— Written task —
Pull out every line in the data that has the string "size" in it.

— Data excerpt —
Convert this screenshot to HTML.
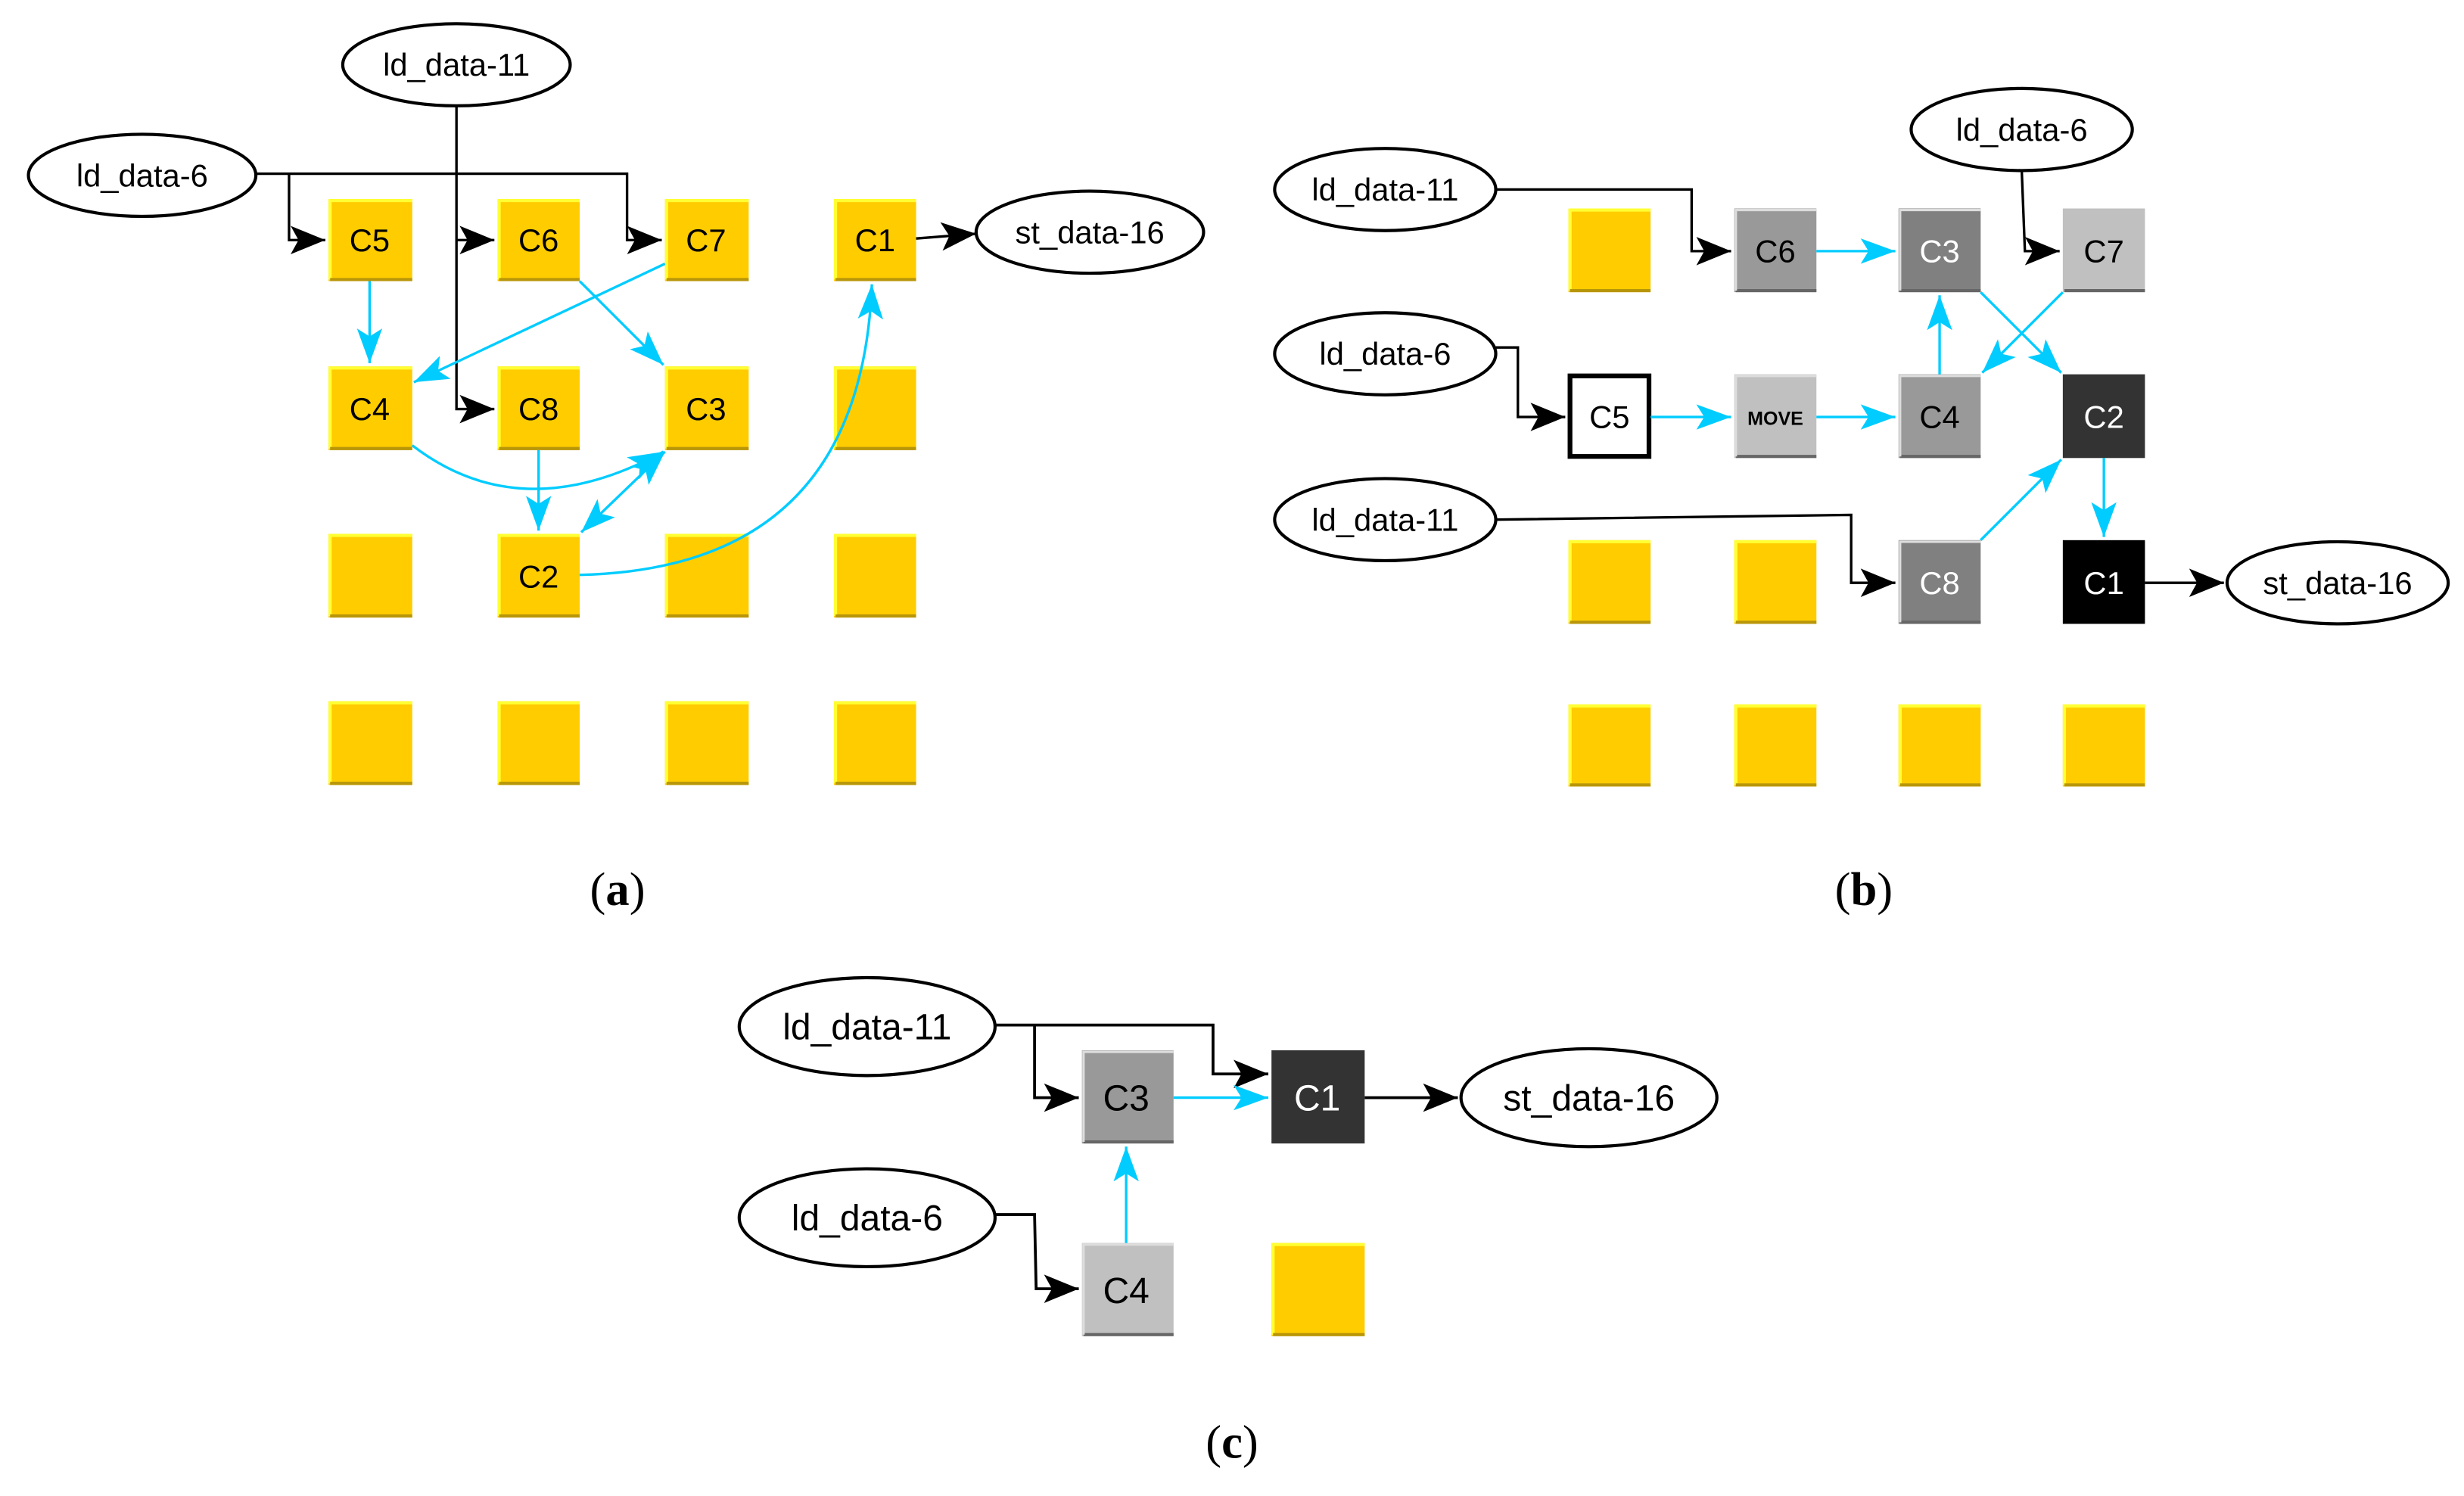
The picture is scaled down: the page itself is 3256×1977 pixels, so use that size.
<!DOCTYPE html>
<html><head><meta charset="utf-8"><style>
html,body{margin:0;padding:0;background:#fff;}
svg{display:block;}
text{font-family:"Liberation Sans",Arial,sans-serif;}
text.cap{font-family:"Liberation Serif","Times New Roman",serif;}
</style></head><body>
<svg width="3256" height="1977" viewBox="0 0 1560 947.2" preserveAspectRatio="none" xmlns="http://www.w3.org/2000/svg">
<defs>
<marker id="ab" markerUnits="userSpaceOnUse" markerWidth="24" markerHeight="20" refX="22" refY="10" orient="auto">
<path d="M0,1 L22,10 L0,19 L5,10 z" fill="#000"/></marker>
<marker id="ac" markerUnits="userSpaceOnUse" markerWidth="24" markerHeight="20" refX="22" refY="10" orient="auto">
<path d="M0,2 L22,10 L0,18 L5,10 z" fill="#00CCFF"/></marker>
<marker id="acs" markerUnits="userSpaceOnUse" markerWidth="24" markerHeight="20" refX="2" refY="10" orient="auto">
<path d="M24,2 L2,10 L24,18 L19,10 z" fill="#00CCFF"/></marker>
</defs>
<g fill="#FFCC00">
<rect x="208" y="126" width="53" height="52"/><rect x="315" y="126" width="52" height="52"/><rect x="421" y="126" width="53" height="52"/><rect x="528" y="126" width="52" height="52"/>
<rect x="208" y="232" width="53" height="53"/><rect x="315" y="232" width="52" height="53"/><rect x="421" y="232" width="53" height="53"/><rect x="528" y="232" width="52" height="53"/>
<rect x="208" y="338" width="53" height="53"/><rect x="315" y="338" width="52" height="53"/><rect x="421" y="338" width="53" height="53"/><rect x="528" y="338" width="52" height="53"/>
<rect x="208" y="444" width="53" height="53"/><rect x="315" y="444" width="52" height="53"/><rect x="421" y="444" width="53" height="53"/><rect x="528" y="444" width="52" height="53"/>
<rect x="993" y="132" width="52" height="53"/>
<rect x="993" y="342" width="52" height="53"/><rect x="1098" y="342" width="52" height="53"/>
<rect x="993" y="446" width="52" height="52"/><rect x="1098" y="446" width="52" height="52"/><rect x="1202" y="446" width="52" height="52"/><rect x="1306" y="446" width="52" height="52"/>
<rect x="805" y="787" width="59" height="59"/>
</g>
<g fill="none" stroke="#FFFF33" stroke-width="2">
<path d="M209,177V127H261 M316,177V127H367 M422,177V127H474 M529,177V127H580"/>
<path d="M209,284V233H261 M316,284V233H367 M422,284V233H474 M529,284V233H580"/>
<path d="M209,390V339H261 M316,390V339H367 M422,390V339H474 M529,390V339H580"/>
<path d="M209,496V445H261 M316,496V445H367 M422,496V445H474 M529,496V445H580"/>
<path d="M994,184V133H1045 M994,394V343H1045 M1099,394V343H1150"/>
<path d="M994,497V447H1045 M1099,497V447H1150 M1203,497V447H1254 M1307,497V447H1358"/>
<path d="M806,845V788H864"/>
</g>
<g fill="none" stroke="#B8960A" stroke-width="2">
<path d="M209,177H261 M316,177H367 M422,177H474 M529,177H580"/>
<path d="M209,284H261 M316,284H367 M422,284H474 M529,284H580"/>
<path d="M209,390H261 M316,390H367 M422,390H474 M529,390H580"/>
<path d="M209,496H261 M316,496H367 M422,496H474 M529,496H580"/>
<path d="M994,184H1045 M994,394H1045 M1099,394H1150"/>
<path d="M994,497H1045 M1099,497H1150 M1203,497H1254 M1307,497H1358"/>
<path d="M806,845H864"/>
</g>
<rect x="1098" y="132" width="52" height="53" fill="#999"/>
<rect x="1202" y="132" width="52" height="53" fill="#808080"/>
<rect x="1306" y="132" width="52" height="53" fill="#C0C0C0"/>
<rect x="994" y="238" width="50" height="51" fill="#fff" stroke="#000" stroke-width="3"/>
<rect x="1098" y="237" width="52" height="53" fill="#C0C0C0"/>
<rect x="1202" y="237" width="52" height="53" fill="#999"/>
<rect x="1306" y="237" width="52" height="53" fill="#333"/>
<rect x="1202" y="342" width="52" height="53" fill="#808080"/>
<rect x="1306" y="342" width="52" height="53" fill="#000"/>
<rect x="685" y="665" width="58" height="59" fill="#999"/>
<rect x="805" y="665" width="59" height="59" fill="#333"/>
<rect x="685" y="787" width="58" height="59" fill="#C0C0C0"/>
<g fill="none" stroke="#666" stroke-width="2">
<path d="M1099,184H1150 M1203,184H1254 M1307,184H1358 M1099,289H1150 M1203,289H1254 M1203,394H1254 M686,723H743 M686,845H743"/>
</g>
<g fill="none" stroke="#ddd" stroke-width="1.5">
<path d="M1099,184V133H1150 M1203,184V133H1254 M1099,289V238H1150 M1203,289V238H1254 M1203,394V343H1254 M686,723V666H743 M686,845V788H743"/>
</g>
<g fill="#fff" stroke="#000" stroke-width="2">
<ellipse cx="289" cy="41" rx="72" ry="26"/>
<ellipse cx="90" cy="111" rx="72" ry="26"/>
<ellipse cx="690" cy="147" rx="72" ry="26"/>
<ellipse cx="877" cy="120" rx="70" ry="26"/>
<ellipse cx="877" cy="224" rx="70" ry="26"/>
<ellipse cx="877" cy="329" rx="70" ry="26"/>
<ellipse cx="1280" cy="82" rx="70" ry="26"/>
<ellipse cx="1480" cy="369" rx="70" ry="26"/>
<ellipse cx="549" cy="650" rx="81" ry="31"/>
<ellipse cx="549" cy="771" rx="81" ry="31"/>
<ellipse cx="1006" cy="695" rx="81" ry="31"/>
</g>
<g fill="none" stroke="#000" stroke-width="1.6">
<path d="M162,110H397V152H419" marker-end="url(#ab)"/>
<path d="M183,110V152H206" marker-end="url(#ab)"/>
<path d="M289,67V259H313" marker-end="url(#ab)"/>
<path d="M289,152H313" marker-end="url(#ab)"/>
<path d="M580,151L618,148" marker-end="url(#ab)"/>
<path d="M947,120H1071V159H1096" marker-end="url(#ab)"/>
<path d="M1280,108L1282,159H1304" marker-end="url(#ab)"/>
<path d="M947,220H961V264H991" marker-end="url(#ab)"/>
<path d="M947,329L1172,326V369H1200" marker-end="url(#ab)"/>
<path d="M1358,369H1408" marker-end="url(#ab)"/>
<path d="M630,649H768V680H803" marker-end="url(#ab)" stroke-width="1.8"/>
<path d="M655,649V695H683" marker-end="url(#ab)" stroke-width="1.8"/>
<path d="M630,769H655L656,816H683" marker-end="url(#ab)" stroke-width="1.8"/>
<path d="M864,695H923" marker-end="url(#ab)" stroke-width="1.8"/>
</g>
<g fill="none" stroke="#00CCFF" stroke-width="1.6">
<path d="M234,178V230" marker-end="url(#ac)"/>
<path d="M421,167L262,242" marker-end="url(#ac)"/>
<path d="M367,178L420,231" marker-end="url(#ac)"/>
<path d="M261,282Q330,335 420,286" marker-end="url(#ac)"/>
<path d="M341,285V336" marker-end="url(#ac)"/>
<path d="M421,286L368,337" marker-end="url(#ac)" marker-start="url(#acs)"/>
<path d="M367,364Q545,360 552,180" marker-end="url(#ac)"/>
<path d="M1150,159H1200" marker-end="url(#ac)"/>
<path d="M1045,264H1096" marker-end="url(#ac)"/>
<path d="M1150,264H1200" marker-end="url(#ac)"/>
<path d="M1228,237V187" marker-end="url(#ac)"/>
<path d="M1254,185L1305,236" marker-end="url(#ac)"/>
<path d="M1306,185L1255,236" marker-end="url(#ac)"/>
<path d="M1254,342L1305,291" marker-end="url(#ac)"/>
<path d="M1332,290V340" marker-end="url(#ac)"/>
<path d="M743,695H803" marker-end="url(#ac)"/>
<path d="M713,787V726" marker-end="url(#ac)"/>
</g>
<g font-size="20" text-anchor="middle" fill="#000">
<text x="234" y="159">C5</text><text x="341" y="159">C6</text><text x="447" y="159">C7</text><text x="554" y="159">C1</text>
<text x="234" y="266">C4</text><text x="341" y="266">C8</text><text x="447" y="266">C3</text>
<text x="341" y="372">C2</text>
<text x="289" y="48">ld_data-11</text><text x="90" y="118">ld_data-6</text><text x="690" y="154">st_data-16</text>
<text x="1124" y="166">C6</text><text x="1332" y="166">C7</text>
<text x="1019" y="271">C5</text><text x="1124" y="269" font-size="12" font-weight="bold">MOVE</text><text x="1228" y="271">C4</text>
<text x="877" y="127">ld_data-11</text><text x="877" y="231">ld_data-6</text><text x="877" y="336">ld_data-11</text>
<text x="1280" y="89">ld_data-6</text><text x="1480" y="376">st_data-16</text>
</g>
<g font-size="20" text-anchor="middle" fill="#fff">
<text x="1228" y="166">C3</text><text x="1332" y="271">C2</text><text x="1228" y="376">C8</text><text x="1332" y="376">C1</text>
</g>
<g font-size="23" text-anchor="middle">
<text x="713" y="703" fill="#000">C3</text><text x="834" y="703" fill="#fff">C1</text><text x="713" y="825" fill="#000">C4</text>
<text x="549" y="658">ld_data-11</text><text x="549" y="779">ld_data-6</text><text x="1006" y="703">st_data-16</text>
</g>
<g font-size="30" text-anchor="middle" fill="#000">
<text class="cap" x="391" y="573">(<tspan font-weight="bold">a</tspan>)</text>
<text class="cap" x="1180" y="573">(<tspan font-weight="bold">b</tspan>)</text>
<text class="cap" x="780" y="923">(<tspan font-weight="bold">c</tspan>)</text>
</g>
</svg>
</body></html>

— Task answer —
The picture is scaled down: the page itself is 3256×1977 pixels, so use that size.
<g font-size="20" text-anchor="middle" fill="#000">
<text x="1019" y="271">C5</text><text x="1124" y="269" font-size="12" font-weight="bold">MOVE</text><text x="1228" y="271">C4</text>
<g font-size="20" text-anchor="middle" fill="#fff">
<g font-size="23" text-anchor="middle">
<g font-size="30" text-anchor="middle" fill="#000">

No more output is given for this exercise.